(Today’s post by Wayne Bunting)
2 Chronicles 5-6
2 Chronicles continues the historical account of Israel’s history by continuing where 1 Chronicles left off. 1 Chronicles ended with the inauguration of Solomon, David’s son, as king, and the death of King David. God blesses Solomon immensely, giving him wealth and (most famously) wisdom. Verse 1:15 says that Solomon “made silver and gold as common in Jerusalem as stone.” One of the most notable things that Solomon is known for is building the first Jewish temple. The vast wealth that the Lord had given Solomon (and therefore Israel) allowed him to furnish the temple with incredible detail and adornment. All of this is the fulfillment of the promise that the Lord made to David in 1 Chronicles 28:6 that the temple that David longed for would be built by Solomon.

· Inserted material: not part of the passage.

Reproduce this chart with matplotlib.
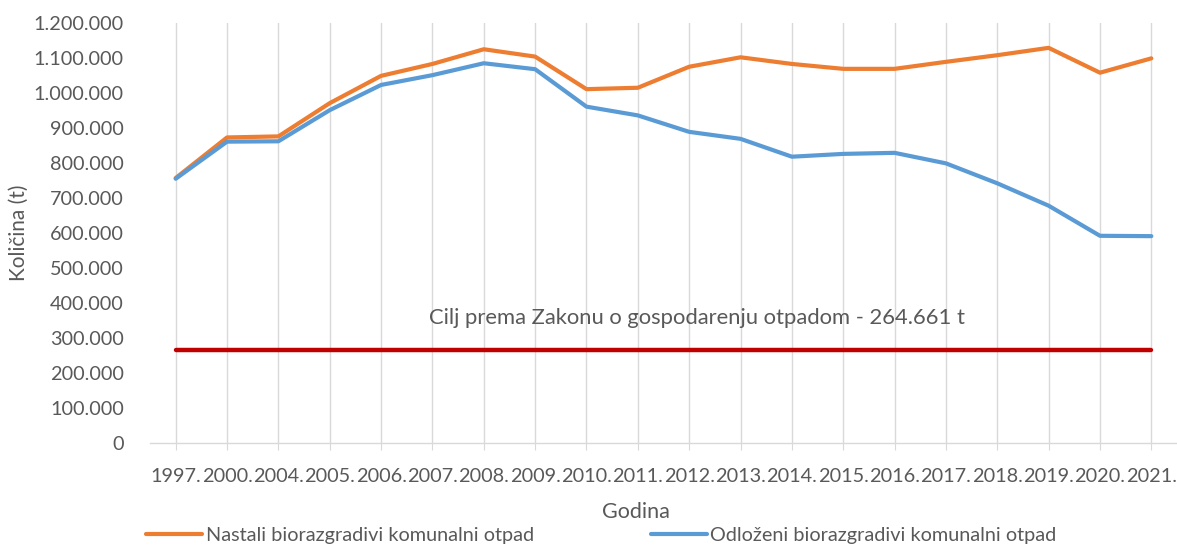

In chapter 5 we see that after the temple is built in Jerusalem Solomon brings the Ark of the Covenant into the temple and places it “in the inner sanctuary of the house, in the Most Holy Place.” The Ark was placed in the Holy of Holies; the innermost part of the temple where God’s presence resided, and the place where the priest would enter once a year to commune with God and ask for the forgiveness of Israel’s sins. And what happened next was incredible. The musicians began playing music and worshipping the Lord. Verse 13-14 says that “when the song was raised, with trumpets and cymbals and other musical instruments, in praise to the Lord, ‘For he is good, for his steadfast love endures forever’ the house, the house of the Lord, was filled with a cloud, so that the priests could not stand to minister because of the cloud, for the glory of the Lord filled the house of God.” Notice that in 2 Chronicles 5 the cloud of the Lord’s presence did not descend on the temple until the people began worshipping Him. Likewise, in our worship of God today in the church the Lord shows up when we begin worshipping Him.
In the same way that the Lord showed up on the tabernacle when the Jews were in the wilderness, so did He show up on the temple in Jerusalem. The cloud represents the divine presence of the Lord. Just as God’s presence was with the Jews as they wandered in the wilderness, so is He with the Jews as an established nation. In the history of Israel before this event the cloud, God’s presence, showed Israel that He was with them. It guided them in the wilderness (Exodus 13:22), came down on Mount Sinai (Exodus 19:9), and is again seen in the same way here.
We have this same presence living in us through the death and resurrection of Jesus. The Holy Spirit was promised to dwell in those who are born again. We have this divine presence represented in the cloud here in Chronicles 5 living in us. Jesus promised us that the “helper,” the Holy Spirit would come (Luke 24:49) and give boldness and power to the church. We see this happen at Pentecost (Acts 2) where the Holy Spirit comes down in fire and enlivens the church. In the Old Testament whenever the Lord finds a sacrifice acceptable there is fire. In the New Testament the acceptable sacrifice of Jesus led to the fire of the Holy Spirit coming down on the Apostles. The Holy Spirit is the driving force of the church. Without it the church is not the church. In Acts we see that the Holy Spirit gives boldness and wisdom to the disciples who previously seemed to have none of either of those qualities. Notice that they are referred to as the Apostles in Acts because they are living out the authority that the Holy Spirit has instilled in them.
The presence of the Lord has been given to us, the church, in order to carry out our role as the church. The last words that Jesus spoke before He went back up to Heaven was to “Go therefore and make disciples of all nations, baptizing them in the name of the Father and of the Son and of the Holy Spirit, teaching them to observe all that I have commanded you. And behold, I am with you always, to the end of the age.” The Holy Spirit was given to us to carry out that commandment. In addition to this, it is our role to walk in the gifts of the spirit, building up the church and showing the world the power and truth of God. We should not shy away from this presence that lives in us, and instead seek to foster the gifts that He has given us, and become more in tune to the presence of the Lord that is within all of us who are born again. Doing so will allow us to do what we are born again to do: to bring the kingdom of God onto the earth, cause the darkness to flee, and allow God to use us in bringing freedom to those who are oppressed.
So let’s seek to welcome this Holy presence into our lives, into our worship, into all that we do in church, and into every aspect of our lives. Let’s not quench the Spirit and instead open our hearts fully to it, listening to His leading. Without the Holy Spirit we are denying the identifying marker of those who belong to Christ (Romans 8).